After few minutes, I asked him if he wanted to talk about the issue and that I hoped all was well with him. My colleague took a deep breath and told me a story about his childhood friend who just called him; “he is a brother from another mother” he said. The junior sister of the friend had been murdered by her husband; she was 6months pregnant.
The full story is that the deceased young lady had been experiencing domestic violence in her marriage. The husband always acted savagely; he would beat her mercilessly whenever there was disagreement. At some point, the lady reported the violence to the police and a case file was opened for the matter. Yet, the husband was not perturbed; he continued with his slave-master attitude.
The issue got to the first crescendo when the lady decided that the violence was too much and she decided to move out of the marriage. She moved on, rented her own apartment, started a business to fund her moderate lifestyle. Lagos, Nigeria could be very expensive when you need fun distractions but she coped. Life was beginning to make sense when the husband and his family came back begging.
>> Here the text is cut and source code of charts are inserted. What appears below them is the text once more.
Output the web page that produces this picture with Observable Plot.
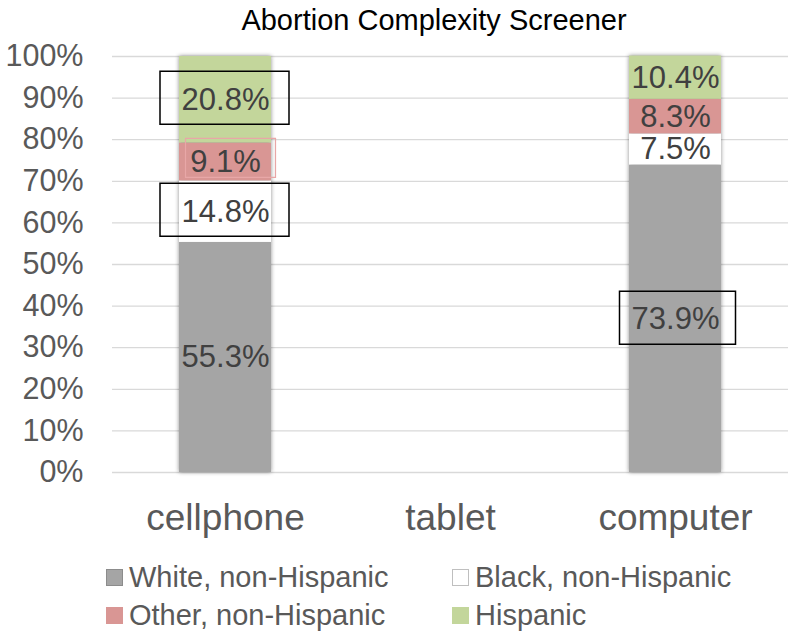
<!DOCTYPE html>
<html>
<head>
<meta charset="utf-8">
<script src="https://cdn.jsdelivr.net/npm/d3@7"></script>
<script src="https://cdn.jsdelivr.net/npm/@observablehq/plot@0.6"></script>
<style>
  html, body { margin: 0; padding: 0; background: #fff; }
  #wrap { position: relative; width: 788px; height: 635px; font-family: "Liberation Sans", Arial, sans-serif; overflow: hidden; }
  #title { position: absolute; top: 2px; left: 40px; width: 788px; text-align: center; font-size: 29px; color: #000; line-height: 36px; }
  #chart { position: absolute; top: 0; left: 0; }
  .leg { position: absolute; font-size: 29px; color: #595959; line-height: 34px; white-space: nowrap; display: flex; align-items: center; }
  .sw { width: 17px; height: 17px; margin-right: 6px; box-sizing: border-box; }
</style>
</head>
<body>
<div id="wrap">
  <div id="chart"></div>
  <div id="title">Abortion Complexity Screener</div>
  <div id="legend"></div>
</div>
<script>
// ---- data ----
const categories = ["cellphone", "tablet", "computer"];
const groups = ["White, non-Hispanic", "Black, non-Hispanic", "Other, non-Hispanic", "Hispanic"];
const cellphoneValues = [55.3, 14.8, 9.1, 20.8];
const tabletValues = [null, null, null, null];
const computerValues = [73.9, 7.5, 8.3, 10.4];
const groupColors = ["#a5a5a5", "#ffffff", "#d99694", "#c3d69b"];
const yTicks = [0, 10, 20, 30, 40, 50, 60, 70, 80, 90, 100];
const boxedLabels = [
  ["cellphone", "Hispanic"],
  ["cellphone", "Black, non-Hispanic"],
  ["computer", "White, non-Hispanic"]
];
const highlightedLabels = [["cellphone", "Other, non-Hispanic"]];

// ---- build rows ----
const valuesByCat = { cellphone: cellphoneValues, tablet: tabletValues, computer: computerValues };
const rows = [];
for (const cat of categories) {
  let acc = 0;
  valuesByCat[cat].forEach((v, i) => {
    if (v == null) return;
    rows.push({ cat, group: groups[i], v, y1: acc, y2: acc + v, mid: acc + v / 2 });
    acc += v;
  });
}
const pick = list => rows.filter(r => list.some(([c, g]) => r.cat === c && r.group === g));
const boxedWide = pick(boxedLabels).filter(r => r.cat === "cellphone");
const boxedNarrow = pick(boxedLabels).filter(r => r.cat === "computer");
const highlighted = pick(highlightedLabels);

const rectSymbol = (w, h) => ({ draw(ctx) { ctx.rect(-w / 2, -h / 2, w, h); } });

const font = "'Liberation Sans', Arial, sans-serif";
const chart = Plot.plot({
  width: 788,
  height: 545,
  marginLeft: 112,
  marginRight: 0,
  marginTop: 56,
  marginBottom: 73,
  style: { fontFamily: font, background: "transparent", overflow: "visible" },
  x: { domain: categories, paddingInner: 0.59, paddingOuter: 0.295, axis: null },
  y: { domain: [0, 100], axis: null },
  color: { domain: groups, range: groupColors },
  marks: [
    Plot.ruleY(yTicks, { y: d => d, stroke: "#d9d9d9", strokeWidth: 1.3 }),
    Plot.text(yTicks, { y: d => d, text: d => d + "%", frameAnchor: "left", textAnchor: "end", dx: -29, fontSize: 30.5, fill: "#595959" }),
    Plot.barY(rows, { x: "cat", y1: "y1", y2: "y2", fill: "group" }),
    Plot.text(rows, { x: "cat", y: "mid", text: d => d.v.toFixed(1) + "%", fontSize: 31, fill: "#404040" }),
    Plot.dot(highlighted, { x: "cat", y: "mid", symbol: rectSymbol(90, 39), dx: 5, dy: -4, stroke: "#e8a7a7", strokeWidth: 1.2, fill: "none" }),
    Plot.dot(boxedWide, { x: "cat", y: "mid", symbol: rectSymbol(129, 53), dx: -1, dy: -2, stroke: "#000", strokeWidth: 1.5, fill: "none" }),
    Plot.dot(boxedNarrow, { x: "cat", y: "mid", symbol: rectSymbol(116, 53), dx: 2, dy: -1, stroke: "#000", strokeWidth: 1.5, fill: "none" }),
    Plot.text(categories, { x: d => d, frameAnchor: "bottom", dy: 57, fontSize: 37, fill: "#595959" })
  ]
});
document.getElementById("chart").appendChild(chart);
const barG = chart.querySelector('g[aria-label="bar"]');
if (barG) barG.style.filter = "drop-shadow(0px 0px 2px rgba(0,0,0,0.45))";

// ---- legend ----
const legendPos = [[106, 560], [452, 560], [106, 598], [452, 598]];
const legendBorders = ["#8c8c8c", "#bfbfbf", "#d99694", "#c3d69b"];
const legend = document.getElementById("legend");
groups.forEach((g, i) => {
  const d = document.createElement("div");
  d.className = "leg";
  d.style.left = legendPos[i][0] + "px";
  d.style.top = legendPos[i][1] + "px";
  const sw = document.createElement("span");
  sw.className = "sw";
  sw.style.background = groupColors[i];
  sw.style.border = "1.5px solid " + legendBorders[i];
  d.appendChild(sw);
  d.appendChild(document.createTextNode(g));
  legend.appendChild(d);
});
</script>
</body>
</html>
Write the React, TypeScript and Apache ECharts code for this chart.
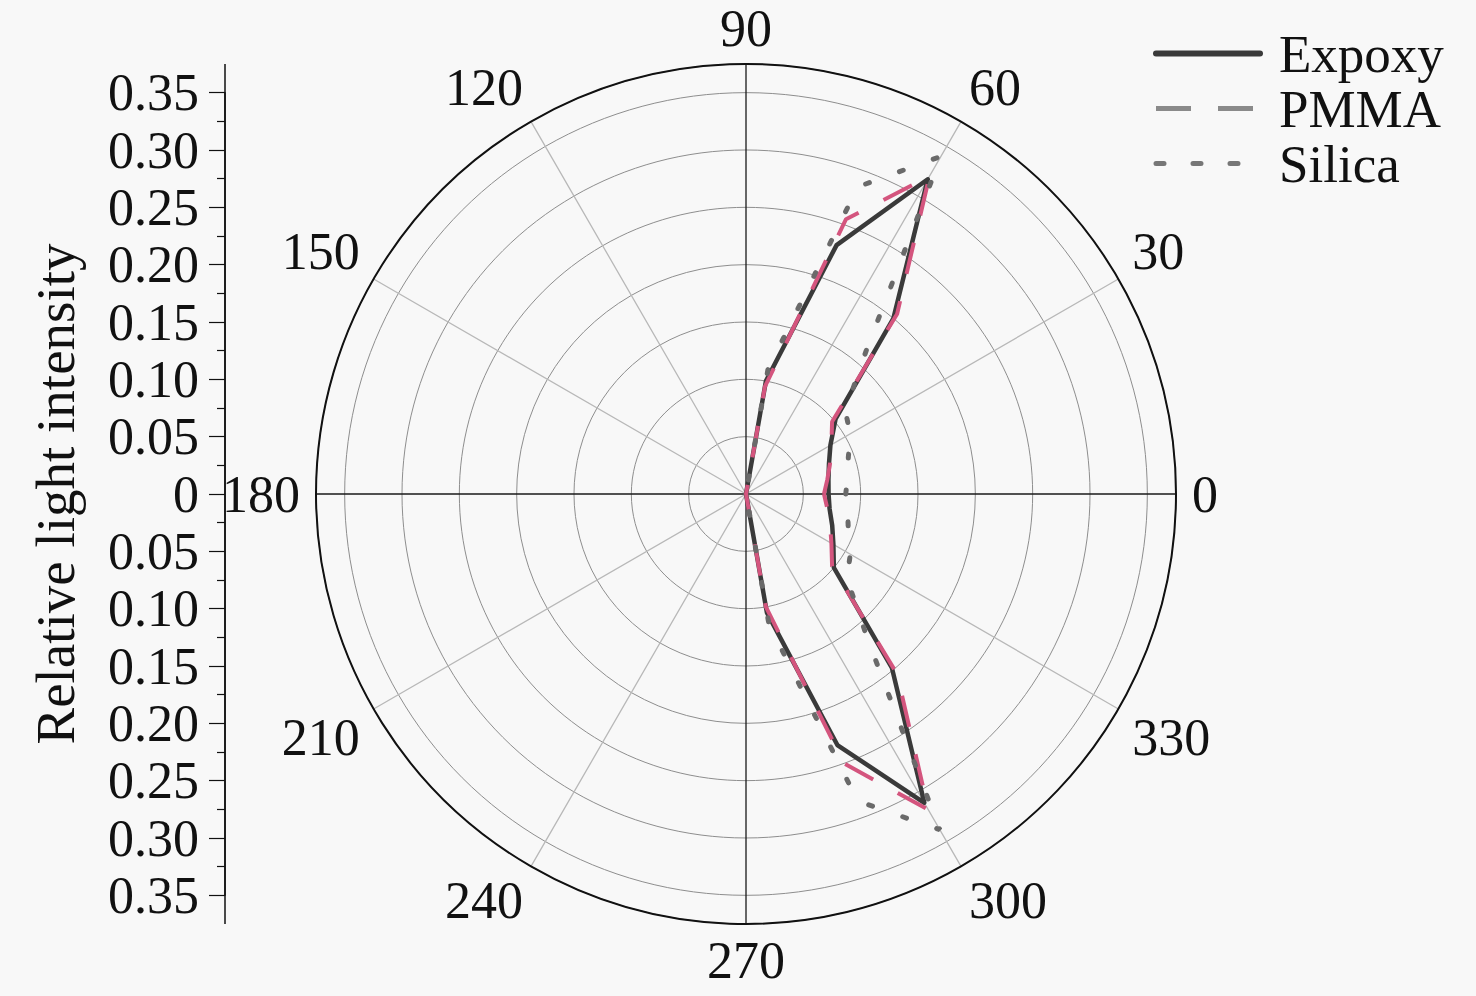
import React, { useEffect, useRef } from "react";
import * as echarts from "echarts";

// Angles (degrees) at which the intensity was sampled
const angles = [
  0, 10, 20, 30, 40, 50, 60, 70, 80, 90, 100, 110, 120, 130, 140, 150, 160, 170, 180,
  190, 200, 210, 220, 230, 240, 250, 260, 270, 280, 290, 300, 310, 320, 330, 340, 350, 360,
];

const expoxy = [
  0.072, 0.073, 0.077, 0.085, 0.102, 0.2, 0.317, 0.231, 0.1, 0, 0, 0, 0, 0, 0, 0, 0, 0, 0,
  0, 0, 0, 0, 0, 0, 0, 0, 0, 0.105, 0.233, 0.311, 0.198, 0.1, 0.088, 0.08, 0.074, 0.072,
];

const pmma = [
  0.068, 0.072, 0.078, 0.086, 0.098, 0.205, 0.32, 0.255, 0.095, 0, 0, 0, 0, 0, 0, 0, 0, 0, 0,
  0, 0, 0, 0, 0, 0, 0, 0, 0, 0.1, 0.25, 0.318, 0.205, 0.098, 0.086, 0.078, 0.072, 0.068,
];

const silica = [
  0.087, 0.09, 0.095, 0.105, 0.113, 0.163, 0.34, 0.285, 0.11, 0, 0, 0, 0, 0, 0, 0, 0, 0, 0,
  0, 0, 0, 0, 0, 0, 0, 0, 0, 0.115, 0.285, 0.338, 0.165, 0.115, 0.105, 0.095, 0.09, 0.087,
];

const seriesNames = ["Expoxy", "PMMA", "Silica"];
const angleTickStep = 30;
const radiusMax = 0.375;
const radiusStep = 0.05;
const intensityLimit = 0.35;

const FONT = '"Liberation Serif", "Times New Roman", Times, serif';
const CX = 746;
const CY = 494;
const R = 430;
const K = R / radiusMax;

export default function App() {
  const ref = useRef<HTMLDivElement | null>(null);

  useEffect(() => {
    if (!ref.current) return;
    const chart = echarts.init(ref.current, undefined, { renderer: "svg" });

    const toPolar = (vals: number[]) => angles.map((a, i) => [vals[i], a]);

    const option: any = {
      animation: false,
      backgroundColor: "#f8f8f8",
      polar: { center: [CX, CY], radius: R },
      angleAxis: {
        type: "value",
        min: 0,
        max: 360,
        interval: angleTickStep,
        startAngle: 0,
        clockwise: false,
        axisLine: { show: true, lineStyle: { color: "#111", width: 2 } },
        axisTick: { show: false },
        axisLabel: {
          show: true,
          margin: 16,
          fontSize: 52,
          lineHeight: 40,
          fontFamily: FONT,
          color: "#111",
          formatter: (v: number) => (v === 360 ? "" : String(v)),
        },
        splitLine: {
          show: true,
          lineStyle: { color: ["#1a1a1a", "#b8b8b8", "#b8b8b8"], width: 1.3 },
        },
      },
      radiusAxis: {
        type: "value",
        min: 0,
        max: radiusMax,
        interval: radiusStep,
        axisLine: { show: false },
        axisTick: { show: false },
        axisLabel: { show: false },
        splitLine: { show: true, lineStyle: { color: "#8e8e8e", width: 1 } },
      },
      grid: {
        left: 225,
        top: CY - intensityLimit * K,
        height: 2 * intensityLimit * K,
        width: 10,
      },
      xAxis: { type: "value", show: false, min: 0, max: 1 },
      yAxis: {
        type: "value",
        min: -intensityLimit,
        max: intensityLimit,
        interval: radiusStep,
        position: "left",
        axisLine: { show: true, lineStyle: { color: "#111", width: 1.5 } },
        axisTick: { show: true, length: 16, lineStyle: { color: "#111", width: 1.2 } },
        minorTick: { show: true, splitNumber: 2, length: 8, lineStyle: { color: "#111", width: 1.2 } },
        splitLine: { show: false },
        axisLabel: {
          margin: 26,
          fontSize: 52,
          fontFamily: FONT,
          color: "#111",
          formatter: (v: number) => (Math.abs(v) < 1e-9 ? "0" : Math.abs(v).toFixed(2)),
        },
        name: "Relative light intensity",
        nameLocation: "middle",
        nameGap: 142,
        nameTextStyle: { fontSize: 55, fontFamily: FONT, color: "#111" },
      },
      legend: {
        orient: "vertical",
        left: 1148,
        top: 22,
        itemWidth: 104,
        itemHeight: 16,
        itemGap: 2,
        itemStyle: { opacity: 0 },
        textStyle: { fontSize: 53, fontFamily: FONT, color: "#111", padding: [0, 0, 0, 14] },
        data: [
          { name: seriesNames[0], lineStyle: { color: "#3a3a3a", width: 6, type: "solid" } },
          { name: seriesNames[1], lineStyle: { color: "#8a8a8a", width: 5, type: [35, 27] } },
          { name: seriesNames[2], lineStyle: { color: "#777", width: 5, type: [8, 29] } },
        ],
      },
      graphic: [
        {
          type: "line",
          shape: { x1: 225, y1: CY - R, x2: 225, y2: CY + R },
          style: { stroke: "#111", lineWidth: 1.5 },
          silent: true,
        },
      ],
      series: [
        {
          name: seriesNames[0],
          type: "line",
          coordinateSystem: "polar",
          data: toPolar(expoxy),
          symbol: "none",
          lineStyle: { color: "#3a3a3a", width: 4.5, join: "round", cap: "round" },
          itemStyle: { color: "#3a3a3a" },
          z: 3,
        },
        {
          name: seriesNames[1],
          type: "line",
          coordinateSystem: "polar",
          data: toPolar(pmma),
          symbol: "none",
          lineStyle: { color: "#d4557e", width: 4, type: [32, 28] },
          itemStyle: { color: "#d4557e" },
          z: 4,
        },
        {
          name: seriesNames[2],
          type: "line",
          coordinateSystem: "polar",
          data: toPolar(silica),
          symbol: "none",
          lineStyle: { color: "#6a6a6a", width: 5, type: [4, 32], cap: "round" },
          itemStyle: { color: "#6a6a6a" },
          z: 5,
        },
      ],
    };

    chart.setOption(option);
    return () => chart.dispose();
  }, []);

  return (
    <div
      ref={ref}
      style={{ position: "absolute", left: 0, top: 0, width: 1476, height: 996 }}
    />
  );
}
“Your husband is a changed man; he would never lay his hands on you again; he has learnt his lessons and has become a better man etc” were their pleas. Nobody cared to address the obvious anger issues the guy had; no recommendations for anger management or serious soul searching for the guy; all that his family wanted was for this lady to go back home.
Despite all their pleas, the lady refused until her own brother (my colleague’s friend) intervened. The lady had utmost respect for her senior brother and made it clear that she was going back into the marriage solely because of the intervention of her brother. So, she went back. Barely, one year after going back, she was found dead in her matrimonial home with many flogging marks on her body.
The case was reported to the police and the husband, who initially was on the run, was arrested. Now, his family is pleading with my colleague’s friend and his family to withdraw the case against their son. “The deed is done already; God knows best” they said. The response from my colleague’s friend is that their family had no case against their in-laws; the matter was between the government and the accused.
Marital issues in many African countries are very sensitive as the institution of marriage is considered sacred. The question is: “why should someone have to die because of your anger?” This particular case and many more are those of husbands killing the wives; we have heard about the cases of wives killing their husbands too. It always starts with the anger issue. Many people will blame the devil; they may not be totally wrong, but where were our senses when the devil used the individual’s anger or other weaknesses to cunningly get them from the smiling spouses who said, “I do” to the cold-hearted murderer they have become.
No one should have to die. I say that again, no one should have to die. If your relative complains about domestic violence or feel there is a threat to their lives within the context of marriage, be careful how you judge or handle their situations; they are better off alive than dead. Hey, are you in a relationship that threatens your life, I have a quote for your consideration: “a living dog is better than a dead lion”.